| DIRECTIONS FOR THIS TASK |
Scan the listing below and copy every line holding "page".

-- BEGIN --

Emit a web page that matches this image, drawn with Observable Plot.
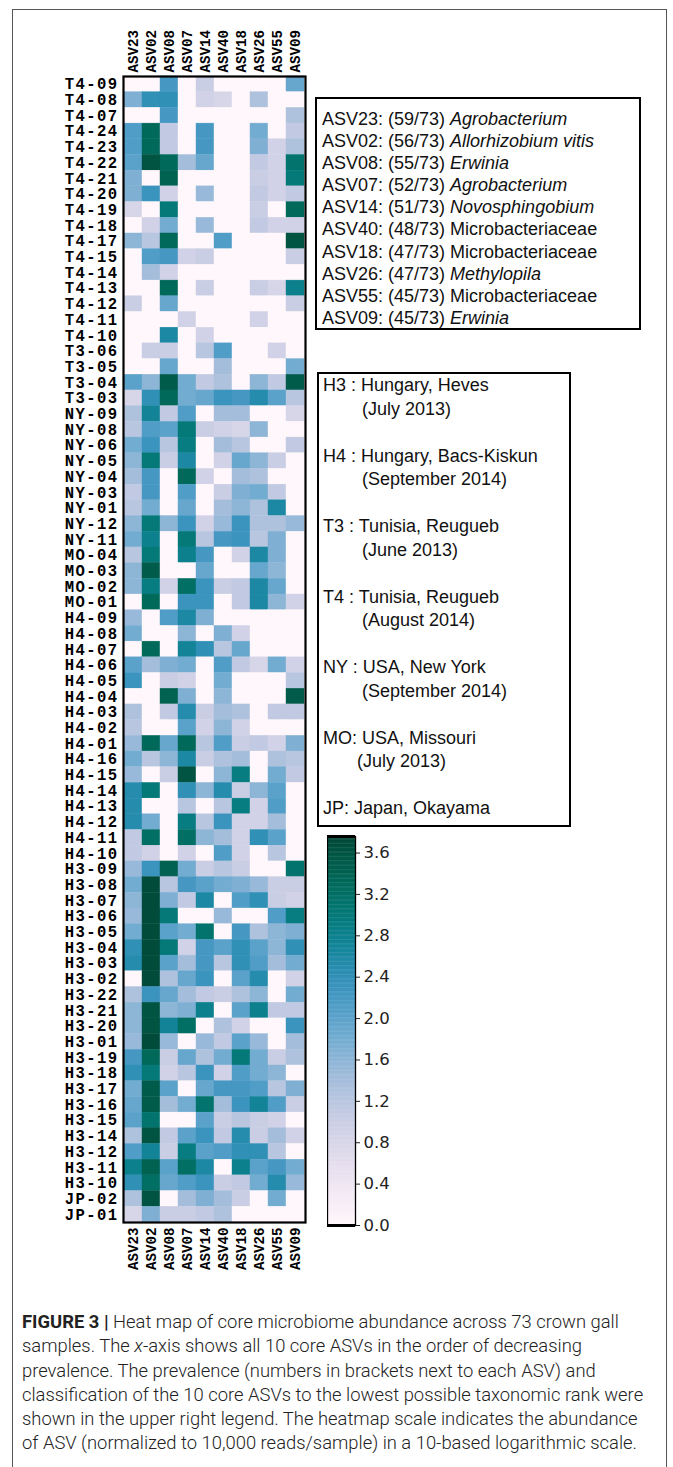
<!DOCTYPE html>
<html>
<head>
<meta charset="utf-8">
<script src="https://cdn.jsdelivr.net/npm/d3@7"></script>
<script src="https://cdn.jsdelivr.net/npm/@observablehq/plot@0.6"></script>
<style>
  html, body { margin: 0; padding: 0; background: #fff; }
  #page { position: relative; width: 673px; height: 1467px; overflow: hidden; background: #fff; }
  #figframe { position: absolute; left: 12px; top: 9px; width: 655px; height: 1500px; border: 1.5px solid #555; box-sizing: border-box; }
  .abs { position: absolute; }
  .box { position: absolute; border: 2px solid #000; box-sizing: border-box; font-family: "Liberation Sans", Arial, sans-serif; font-size: 18px; color: #111; background: #fff; }
  #asvbox { left: 315px; top: 97px; width: 326px; height: 233px; padding: 9px 0 0 5px; line-height: 22.1px; }
  #locbox { left: 317px; top: 372px; width: 254px; height: 455px; padding: 0 0 0 4px; line-height: 23.5px; }
  .line { white-space: nowrap; }
  .ind { padding-left: 39px; }
  .ind2 { padding-left: 34px; }
  #caption { position: absolute; left: 22px; top: 1310px; font-family: Roboto, "Liberation Sans", sans-serif; font-weight: 300; font-size: 18.4px; line-height: 24.3px; color: #222; }
  #caption .line { white-space: nowrap; }
  #caption b { font-weight: 700; }
</style>
</head>
<body>
<div id="page">
  <div id="figframe"></div>
  <div id="heat" class="abs" style="left:0;top:0"></div>
  <div id="asvbox" class="box"></div>
  <div id="locbox" class="box"></div>
  <div id="cbar" class="abs" style="left:327px;top:824px"></div>
  <div id="caption"></div>
</div>
<script>
// ---------- data ----------
const asvs = ["ASV23","ASV02","ASV08","ASV07","ASV14","ASV40","ASV18","ASV26","ASV55","ASV09"];
const prevalence = [59,56,55,52,51,48,47,47,45,45];
const taxa = ["Agrobacterium","Allorhizobium vitis","Erwinia","Agrobacterium","Novosphingobium","Microbacteriaceae","Microbacteriaceae","Methylopila","Microbacteriaceae","Erwinia"];
const taxonItalic = [true,true,true,true,true,false,false,true,false,true];

const t4Samples = ["T4-09","T4-08","T4-07","T4-24","T4-23","T4-22","T4-21","T4-20","T4-19","T4-18","T4-17","T4-15","T4-14","T4-13","T4-12","T4-11","T4-10"];
const t4Values = [
  [0,0,2.2,0,1.0,0,0,0,0,1.9],
  [1.7,2.4,2.4,0,0.9,0.8,0,1.3,0,0],
  [0,0,2.2,0,0,0,0,0,0,1.3],
  [2.1,3.3,1.1,0,2.2,0,0,1.8,0,1.1],
  [2.1,3.3,1.1,0,2.2,0,0,1.7,0.9,1.3],
  [2.0,3.6,3.3,1.4,1.9,0,0,1.1,0.9,3.1],
  [1.7,0,3.4,0,0,0,0,1.0,0.9,3.0],
  [1.7,2.3,0.9,0,1.5,0,0,1.1,0.9,1.1],
  [0.8,0,3.0,0,0,0,0,1.0,0,3.3],
  [0,0.9,1.8,0,1.5,0,0,1.1,0.9,0.9],
  [1.6,1.2,3.3,0,0,2.1,0,0,0,3.6],
  [0,2.1,2.2,0.9,1.0,0,0,0,0,1.0],
  [0,1.4,0.9,0,0,0,0,0,0,0],
  [0,0,3.3,0,1.0,0,0,1.0,0.8,2.8],
  [1.0,0,1.9,0,0,0,0,0,0,1.0],
  [0,0,0,0.9,0,0,0,0.9,0,0],
  [0,0,2.6,0,0.9,0,0,0,0,0]
];
const t3Samples = ["T3-06","T3-05","T3-04","T3-03"];
const t3Values = [
  [0,1.0,1.0,0,1.2,2.1,0,0,0.9,0],
  [0,0,1.9,0,0,1.4,0,0,0,1.8],
  [2.0,1.6,3.5,1.8,1.1,1.3,0,1.6,1.1,3.5],
  [0.8,2.4,3.3,1.8,1.9,2.3,2.2,2.5,2.0,1.2]
];
const nySamples = ["NY-09","NY-08","NY-06","NY-05","NY-04","NY-03","NY-01","NY-12","NY-11"];
const nyValues = [
  [1.3,2.7,1.1,2.1,0,1.4,1.4,0,0,0.8],
  [1.2,2.1,2.0,3.0,1.0,0.9,0.8,1.6,0,0],
  [1.8,2.3,1.2,2.9,0,1.4,1.2,0,0,1.1],
  [1.6,3.0,1.0,2.6,0,0.9,1.9,1.6,1.0,0],
  [1.4,2.2,0,3.3,0.9,0,1.4,1.3,0,0],
  [1.1,2.2,0,2.1,0,1.0,1.7,1.8,1.1,0],
  [1.2,1.8,0,1.9,0,1.4,1.6,1.3,2.6,0],
  [1.6,3.0,1.6,2.3,0.9,1.5,2.3,1.3,1.3,1.5],
  [1.8,2.8,0,3.0,1.2,2.2,2.3,1.2,1.7,0]
];
const moSamples = ["MO-04","MO-03","MO-02","MO-01"];
const moValues = [
  [1.2,3.0,0,2.8,2.2,0,0.9,2.6,1.7,0],
  [1.6,3.5,0,0,1.9,0,0,1.9,1.6,0],
  [1.6,2.9,0.9,3.2,2.3,1.0,1.1,2.6,1.9,0],
  [0,3.3,0,2.3,2.3,0,1.1,2.6,1.6,0.9]
];
const h4Samples = ["H4-09","H4-08","H4-07","H4-06","H4-05","H4-04","H4-03","H4-02","H4-01","H4-16","H4-15","H4-14","H4-13","H4-12","H4-11","H4-10"];
const h4Values = [
  [1.5,0,2.1,2.6,1.7,0,0,0,0,0],
  [1.8,0,0,1.6,0,1.7,0.9,0,0,0],
  [0,3.3,0,2.7,2.4,1.2,1.9,0,0,0],
  [2.0,1.4,1.7,1.8,0,2.1,1.1,0.8,1.8,0.9],
  [2.3,0,1.0,0.9,0,1.8,0,0,0,1.2],
  [0,0,3.4,1.7,0,1.6,0,0,0,3.5],
  [1.3,0,1.1,2.5,1.0,1.4,1.3,0,1.1,1.1],
  [1.2,0,0,2.0,0.9,1.6,0.9,0,0,0],
  [1.5,3.3,1.9,3.3,1.2,2.1,1.0,1.1,0.9,1.7],
  [1.8,1.2,1.6,2.6,1.0,1.3,1.4,0,1.3,1.2],
  [1.5,0,1.0,3.6,0,1.6,2.9,0,1.8,1.1],
  [2.5,3.0,0,2.4,1.6,2.5,1.0,1.6,2.0,0],
  [2.5,0,0,1.2,0,1.2,2.9,0.9,2.1,0],
  [2.5,1.8,0,2.9,1.2,2.3,0.9,0.9,1.4,0],
  [1.1,3.2,0,3.2,1.6,1.4,0.9,2.4,2.0,0],
  [1.1,0.9,0,0.9,0,2.1,0.9,0,1.2,0]
];
const h3Samples = ["H3-09","H3-08","H3-07","H3-06","H3-05","H3-04","H3-03","H3-02","H3-22","H3-21","H3-20","H3-01","H3-19","H3-18","H3-17","H3-16","H3-15","H3-14","H3-12","H3-11","H3-10"];
const h3Values = [
  [1.5,2.3,3.4,1.8,1.0,1.2,1.0,0,0,3.1],
  [1.8,3.7,1.2,2.2,2.0,1.8,1.7,1.5,1.0,1.0],
  [1.6,3.7,1.7,1.1,2.6,0,2.1,2.4,1.0,0.9],
  [1.5,3.7,3.0,0,0,1.5,0,0,2.1,2.9],
  [1.8,3.7,2.0,1.8,3.1,0,2.2,1.3,1.6,1.7],
  [2.4,3.7,3.0,0.9,2.2,2.0,2.4,2.0,1.6,2.4],
  [2.5,3.7,2.0,1.4,2.2,1.2,2.4,2.1,1.4,1.8],
  [0,3.7,1.3,1.9,2.3,0,2.0,2.5,0,0.9],
  [1.3,2.3,1.9,1.4,1.1,1.0,1.3,1.6,0,1.8],
  [1.6,3.6,1.6,1.7,2.8,0,2.0,2.8,1.1,1.1],
  [1.6,3.6,2.7,3.2,0,1.3,0.9,0,0,2.3],
  [1.5,3.7,1.5,0,1.5,1.1,2.0,1.5,0,1.4],
  [2.2,3.3,1.0,1.9,1.3,1.8,3.0,1.8,1.0,1.3],
  [2.4,3.0,0.9,1.2,2.3,0.9,2.1,1.8,1.6,0],
  [1.8,3.5,2.0,0,1.9,2.2,2.2,2.1,1.2,1.7],
  [1.9,3.5,1.4,1.8,3.1,1.4,2.3,2.7,2.1,1.0],
  [2.0,3.1,0,0,2.0,1.0,1.2,1.0,0.9,0],
  [1.3,3.6,1.1,2.0,2.3,1.1,2.5,1.0,1.4,0.9],
  [2.1,2.7,1.0,2.9,2.0,2.1,2.4,2.4,1.2,0],
  [2.8,3.4,2.0,3.2,2.6,0,2.8,2.0,2.2,1.8],
  [2.4,3.2,1.9,2.1,2.3,1.0,1.1,1.8,2.5,1.5]
];
const jpSamples = ["JP-02","JP-01"];
const jpValues = [
  [1.3,3.6,0,1.4,1.7,1.4,1.0,0,1.8,0],
  [0.8,1.7,1.0,1.0,1.1,1.3,0,0,0,0]
];

const locations = [
  ["H3 : Hungary, Heves", "(July 2013)"],
  ["H4 : Hungary, Bacs-Kiskun", "(September 2014)"],
  ["T3 : Tunisia, Reugueb", "(June 2013)"],
  ["T4 : Tunisia, Reugueb", "(August 2014)"],
  ["NY : USA, New York", "(September 2014)"],
  ["MO: USA, Missouri", "(July 2013)"],
  ["JP: Japan, Okayama", null]
];
const colorMax = 3.76;
const colorTicks = [0, 0.4, 0.8, 1.2, 1.6, 2.0, 2.4, 2.8, 3.2, 3.6];

// ---------- build table ----------
const groups = [
  [t4Samples, t4Values], [t3Samples, t3Values], [nySamples, nyValues], [moSamples, moValues],
  [h4Samples, h4Values], [h3Samples, h3Values], [jpSamples, jpValues]
];
const samples = groups.flatMap(g => g[0]);
const cells = [];
for (const [names, vals] of groups) {
  names.forEach((s, i) => vals[i].forEach((v, j) => cells.push({sample: s, asv: asvs[j], value: v})));
}

const colorOpts = {type: "linear", domain: [0, colorMax], scheme: "PuBuGn"};

const heat = Plot.plot({
  width: 320,
  height: 1290,
  marginLeft: 123,
  marginRight: 15,
  marginTop: 76,
  marginBottom: 68,
  style: {fontFamily: "'Liberation Mono', 'DejaVu Sans Mono', monospace", fontWeight: "bold", color: "#000", background: "transparent"},
  x: {domain: asvs, padding: 0, axis: null},
  y: {domain: samples, padding: 0, axis: null},
  color: colorOpts,
  marks: [
    Plot.cell(cells, {x: "asv", y: "sample", fill: "value", inset: 0, stroke: "value", strokeWidth: 0.4}),
    Plot.frame({stroke: "#000", strokeWidth: 2.2}),
    Plot.axisY({anchor: "left", tickSize: 0, tickPadding: 5, fontSize: 15.6, label: null}),
    Plot.axisX({anchor: "top", tickSize: 0, tickPadding: 4, tickRotate: -90, fontSize: 14.2, label: null}),
    Plot.axisX({anchor: "bottom", tickSize: 0, tickPadding: 5, tickRotate: -90, fontSize: 14.2, label: null})
  ]
});
document.getElementById("heat").appendChild(heat);
heat.querySelectorAll("g[aria-label='y-axis tick label'] text").forEach(t => t.setAttribute("letter-spacing", "1.4"));

// ---------- colorbar ----------
const slices = d3.range(0, colorMax, colorMax / 300);
const cbar = Plot.plot({
  width: 75,
  height: 413,
  marginTop: 12,
  marginBottom: 12,
  marginLeft: 0,
  marginRight: 47,
  style: {fontFamily: "'DejaVu Sans', sans-serif", color: "#222", background: "transparent"},
  x: {domain: [0, 1], axis: null},
  y: {domain: [0, colorMax]},
  color: colorOpts,
  marks: [
    Plot.rect(slices, {x1: 0, x2: 1, y1: d => d, y2: d => Math.min(colorMax, d + colorMax / 300 + 0.004), fill: d => d}),
    Plot.frame({stroke: "#000", strokeWidth: 1.3}),
    Plot.ruleY([0, colorMax], {stroke: "#000", strokeWidth: 3}),
    Plot.axisY({anchor: "right", ticks: colorTicks, tickFormat: d3.format(".1f"), tickSize: 4, tickPadding: 4, fontSize: 16.5, label: null})
  ]
});
document.getElementById("cbar").appendChild(cbar);

// ---------- ASV legend ----------
const asvBox = document.getElementById("asvbox");
asvs.forEach((a, i) => {
  const div = document.createElement("div");
  div.className = "line";
  div.textContent = `${a}: (${prevalence[i]}/73) `;
  const span = document.createElement("span");
  span.textContent = taxa[i];
  if (taxonItalic[i]) span.style.fontStyle = "italic";
  div.appendChild(span);
  asvBox.appendChild(div);
});

// ---------- location legend ----------
const locBox = document.getElementById("locbox");
locations.forEach(([main, sub], i) => {
  const d1 = document.createElement("div");
  d1.className = "line";
  d1.textContent = main;
  locBox.appendChild(d1);
  if (sub) {
    const d2 = document.createElement("div");
    d2.className = "line " + (main.startsWith("MO") ? "ind2" : "ind");
    d2.textContent = sub;
    locBox.appendChild(d2);
    const blank = document.createElement("div");
    blank.innerHTML = "&nbsp;";
    locBox.appendChild(blank);
  }
});

// ---------- caption ----------
const captionLines = [
  "<b>FIGURE 3 |</b> Heat map of core microbiome abundance across 73 crown gall",
  "samples. The <i>x</i>-axis shows all 10 core ASVs in the order of decreasing",
  "prevalence. The prevalence (numbers in brackets next to each ASV) and",
  "classification of the 10 core ASVs to the lowest possible taxonomic rank were",
  "shown in the upper right legend. The heatmap scale indicates the abundance",
  "of ASV (normalized to 10,000 reads/sample) in a 10-based logarithmic scale."
];
const cap = document.getElementById("caption");
cap.innerHTML = captionLines.map(l => `<div class="line">${l}</div>`).join("");
</script>
</body>
</html>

-- END --

| TASK ANSWER |
Emit a web page that matches this image, drawn with Observable Plot.
  #page { position: relative; width: 673px; height: 1467px; overflow: hidden; background: #fff; }
<div id="page">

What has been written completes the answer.